§ TASK DETAILS
Leave out the pictures and repeat the rest of the material exactly.

**** DATASET CONTENT

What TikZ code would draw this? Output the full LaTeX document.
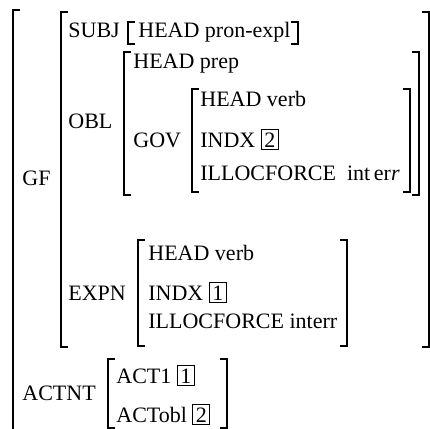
\documentclass[tikz,border=0pt]{standalone}
\usepackage{fontspec}
\setmainfont{Liberation Serif}
\newcommand{\tagbox}[1]{{\setlength{\fboxsep}{1.2pt}\setlength{\fboxrule}{0.5pt}\fbox{#1}}}
\newcommand{\avmbrk}[4]{%
  \draw (#1+7,#3) -- (#1,#3) -- (#1,#4) -- (#1+7,#4);
  \draw (#2-7,#3) -- (#2,#3) -- (#2,#4) -- (#2-7,#4);}
\tikzset{
  attr/.style={anchor=base west, inner sep=0pt, font=\fontsize{11}{13}\selectfont},
  brk/.style={line width=0.55pt}
}
\begin{document}
\begin{tikzpicture}[x=0.5pt,y=-0.5pt]
\useasboundingbox (0,0) rectangle (430,429);
% brackets
\begin{scope}[brk]
\draw (20,10) -- (13,10) -- (13,445);
\avmbrk{61}{429}{12}{347}
\avmbrk{128}{298}{22}{44}
\avmbrk{124}{419}{52}{195}
\avmbrk{192}{410}{89}{192}
\avmbrk{138}{347}{240}{346}
\avmbrk{108}{227}{359}{428}
\end{scope}
% labels
\node[attr] (subj) at (68,37) {SUBJ};
\node[attr] (subjhead) at (138,37) {HEAD pron-expl};
\node[attr] (oblhead) at (133,68) {HEAD prep};
\node[attr] (obl) at (68,128) {OBL};
\node[attr] (govhead) at (200,106) {HEAD verb};
\node[attr] (gov) at (133,147) {GOV};
\node[attr] (govindx) at (200,147) {INDX \tagbox{2}};
\node[attr] (govforce) at (200,180) {ILLOCFORCE\ \ int\,er\textit{r}};
\node[attr] (gf) at (22,185) {GF};
\node[attr] (expnhead) at (148,260) {HEAD verb};
\node[attr] (expn) at (68,300) {EXPN};
\node[attr] (expnindx) at (148,300) {INDX \tagbox{1}};
\node[attr] (expnforce) at (148,328) {ILLOCFORCE interr};
\node[attr] (actone) at (116,383) {ACT1 \tagbox{1}};
\node[attr] (actnt) at (22,400) {ACTNT};
\node[attr] (actobl) at (116,422) {ACTobl \tagbox{2}};
\end{tikzpicture}
\end{document}
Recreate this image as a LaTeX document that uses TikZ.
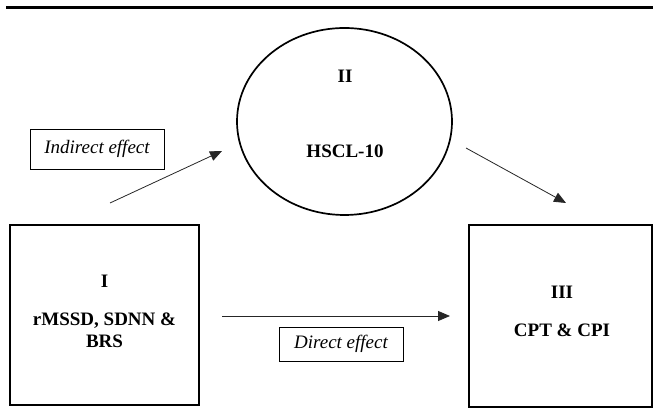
\documentclass[tikz,border=0pt]{standalone}
\usepackage{fontspec}
\setmainfont{Liberation Serif}
\usetikzlibrary{arrows.meta,shapes.geometric}

\begin{document}
\begin{tikzpicture}[x=1pt,y=-1pt,font=\fontsize{19}{22.5}\selectfont,
      blk/.style={draw,line width=1.7pt,inner sep=0pt},
      txt/.style={align=center,font=\fontsize{19}{22.5}\selectfont\bfseries},
      eff/.style={draw,line width=0.8pt,inner sep=0pt,font=\fontsize{19}{22.5}\selectfont\itshape},
      arr/.style={-{Triangle[length=12pt,width=10pt]},line width=0.8pt,black!85}]
    \useasboundingbox (0,0) rectangle (653,411);
    \draw[line width=3pt] (6,7.5) -- (653,7.5);
    % the three blocks
    \node[blk,minimum width=189pt,minimum height=180pt] (hrv) at (104.5,315) {};
    \node[blk,ellipse,minimum width=215pt,minimum height=187pt] (hscl) at (344.5,121.5) {};
    \node[blk,minimum width=183pt,minimum height=182pt] (cog) at (560.5,316) {};
    \node[txt] (hrvtxt) at (104.5,311.4) {I\\[15.5pt]rMSSD, SDNN \&\\BRS};
    \node[txt] (hscltxt) at (345,113.9) {II\\[52.5pt]HSCL-10};
    \node[txt] (cogtxt) at (562,311.4) {III\\[15.5pt]CPT \& CPI};
    % effect labels
    \node[eff,minimum width=134pt,minimum height=40pt] (indir) at (97,149) {Indirect effect};
    \node[eff,minimum width=124pt,minimum height=34pt] (dir) at (341,344) {Direct effect};
    % arrow ends
    \coordinate (a1) at (110,203);
    \coordinate (a2) at (222,151);
    \coordinate (b1) at (466,148);
    \coordinate (b2) at (566,203);
    \coordinate (c1) at (222,316);
    \coordinate (c2) at (450,316);
    \foreach \a/\b in {a1/a2,b1/b2,c1/c2}{
      \draw[arr] (\a)--(\b);}
\end{tikzpicture}
\end{document}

********

§ CORRECT RESPONSE
What TikZ code would draw this? Output the full LaTeX document.
\documentclass[tikz,border=0pt]{standalone}
\usepackage{fontspec}
\setmainfont{Liberation Serif}
\newcommand{\tagbox}[1]{{\setlength{\fboxsep}{1.2pt}\setlength{\fboxrule}{0.5pt}\fbox{#1}}}
\newcommand{\avmbrk}[4]{%
  \draw (#1+7,#3) -- (#1,#3) -- (#1,#4) -- (#1+7,#4);
  \draw (#2-7,#3) -- (#2,#3) -- (#2,#4) -- (#2-7,#4);}
\tikzset{
  attr/.style={anchor=base west, inner sep=0pt, font=\fontsize{11}{13}\selectfont},
  brk/.style={line width=0.55pt}
}
\begin{document}
\begin{tikzpicture}[x=0.5pt,y=-0.5pt]
\useasboundingbox (0,0) rectangle (430,429);
% brackets
\begin{scope}[brk]
\draw (20,10) -- (13,10) -- (13,445);
\avmbrk{61}{429}{12}{347}
\avmbrk{128}{298}{22}{44}
\avmbrk{124}{419}{52}{195}
\avmbrk{192}{410}{89}{192}
\avmbrk{138}{347}{240}{346}
\avmbrk{108}{227}{359}{428}
\end{scope}
% labels
\node[attr] (subj) at (68,37) {SUBJ};
\node[attr] (subjhead) at (138,37) {HEAD pron-expl};
\node[attr] (oblhead) at (133,68) {HEAD prep};
\node[attr] (obl) at (68,128) {OBL};
\node[attr] (govhead) at (200,106) {HEAD verb};
\node[attr] (gov) at (133,147) {GOV};
\node[attr] (govindx) at (200,147) {INDX \tagbox{2}};
\node[attr] (govforce) at (200,180) {ILLOCFORCE\ \ int\,er\textit{r}};
\node[attr] (gf) at (22,185) {GF};
\node[attr] (expnhead) at (148,260) {HEAD verb};
\node[attr] (expn) at (68,300) {EXPN};
\node[attr] (expnindx) at (148,300) {INDX \tagbox{1}};
\node[attr] (expnforce) at (148,328) {ILLOCFORCE interr};
\node[attr] (actone) at (116,383) {ACT1 \tagbox{1}};
\node[attr] (actnt) at (22,400) {ACTNT};
\node[attr] (actobl) at (116,422) {ACTobl \tagbox{2}};
\end{tikzpicture}
\end{document}
Recreate this image as a LaTeX document that uses TikZ.
\documentclass[tikz,border=0pt]{standalone}
\usepackage{fontspec}
\setmainfont{Liberation Serif}
\usetikzlibrary{arrows.meta,shapes.geometric}

\begin{document}
\begin{tikzpicture}[x=1pt,y=-1pt,font=\fontsize{19}{22.5}\selectfont,
      blk/.style={draw,line width=1.7pt,inner sep=0pt},
      txt/.style={align=center,font=\fontsize{19}{22.5}\selectfont\bfseries},
      eff/.style={draw,line width=0.8pt,inner sep=0pt,font=\fontsize{19}{22.5}\selectfont\itshape},
      arr/.style={-{Triangle[length=12pt,width=10pt]},line width=0.8pt,black!85}]
    \useasboundingbox (0,0) rectangle (653,411);
    \draw[line width=3pt] (6,7.5) -- (653,7.5);
    % the three blocks
    \node[blk,minimum width=189pt,minimum height=180pt] (hrv) at (104.5,315) {};
    \node[blk,ellipse,minimum width=215pt,minimum height=187pt] (hscl) at (344.5,121.5) {};
    \node[blk,minimum width=183pt,minimum height=182pt] (cog) at (560.5,316) {};
    \node[txt] (hrvtxt) at (104.5,311.4) {I\\[15.5pt]rMSSD, SDNN \&\\BRS};
    \node[txt] (hscltxt) at (345,113.9) {II\\[52.5pt]HSCL-10};
    \node[txt] (cogtxt) at (562,311.4) {III\\[15.5pt]CPT \& CPI};
    % effect labels
    \node[eff,minimum width=134pt,minimum height=40pt] (indir) at (97,149) {Indirect effect};
    \node[eff,minimum width=124pt,minimum height=34pt] (dir) at (341,344) {Direct effect};
    % arrow ends
    \coordinate (a1) at (110,203);
    \coordinate (a2) at (222,151);
    \coordinate (b1) at (466,148);
    \coordinate (b2) at (566,203);
    \coordinate (c1) at (222,316);
    \coordinate (c2) at (450,316);
    \foreach \a/\b in {a1/a2,b1/b2,c1/c2}{
      \draw[arr] (\a)--(\b);}
\end{tikzpicture}
\end{document}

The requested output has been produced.